Mike Lindup: Changes 2

Rating: ★★★

Record and Artist Details

Musicians:

Omar Lye-Fook (v)
Alex Hutchins (g)
Tony Momrelle (v)
Satin Singh (perc)
Toni Economides (prog, fx)
Mike Patto (ky, prog, arr)
Nicolas Fiszman (b, el b, g)
Manu Katché (d)
Jon Culshaw (spoken word)
Miles Bould (d, perc, cga)
Dominic Miller (g)
Neville Malcolm (b, el b)
Mark King (el b)
Santiago Arias (bandonéon)
Lucita Jules (bv)
Tom Walsh (t)
Sumudu Jayatilaka (bv)
Yolanda Charles (el b)
Chris Franck (perc)
Vanessa Freeman (bv)
Nichol Thomson (tb)
Ursula Rucker (v)
Robin Mullarkey (el b)
Mike Lindup (p, ky, syn, d, perc, v)
Allan Salmon (g)

Label:

Knapdale Records

November/2023

Media Format:

CD, DL

Catalogue Number:

KRCD 23001

RecordDate:

Rec. date not stated

I had no idea Level 42 were still performing, did you?
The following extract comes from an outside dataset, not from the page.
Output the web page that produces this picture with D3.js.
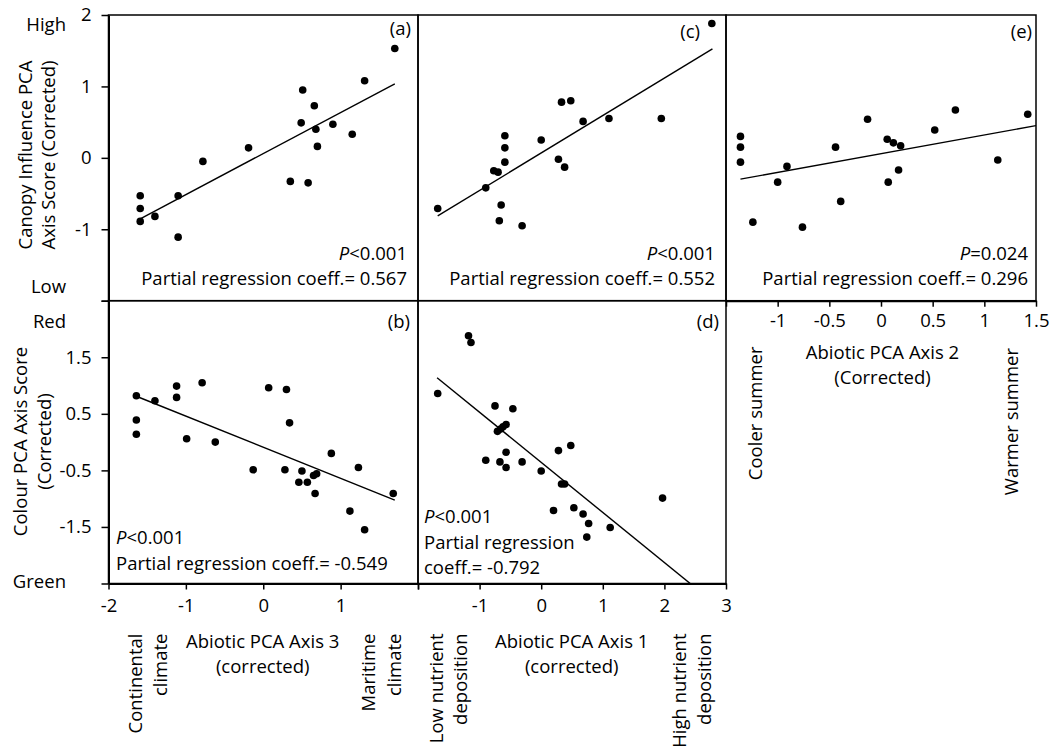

But I shouldn’t be surprised: there’s still a good audience for 1980s acts, and watching Mark King slapping his bass in that mildly unfathomable way on Top of the Pops made a deep impression on many of my generation. But King wasn’t solely responsible for moulding the Level 42 jazz-funk sound: fellow vocalist and keys player Mike Lindup had a significant input too. Across the decades, Lindup has made a few solo albums: Changes (1990), Conversations with Silence (2003), and now Changes 2. The latter is funky, soulful, jazzy. It’s not entirely unlike Level 42. Smartly arranged and with finely honed vocal lines from Lindup, it’s thoroughly danceable – tell Alexa to play the album opener, ‘Atlantia’, and prepare to groove like you’re in the TOTP audience. There are guest vocal appearances from Omar on ‘I Saw You In My Dreams’, Tony Momrelle on ‘Could It Really Be’, and (perhaps regrettably) impressionist Jon Culshaw on the socially and politically-conscious satire of ‘Teflon Don’.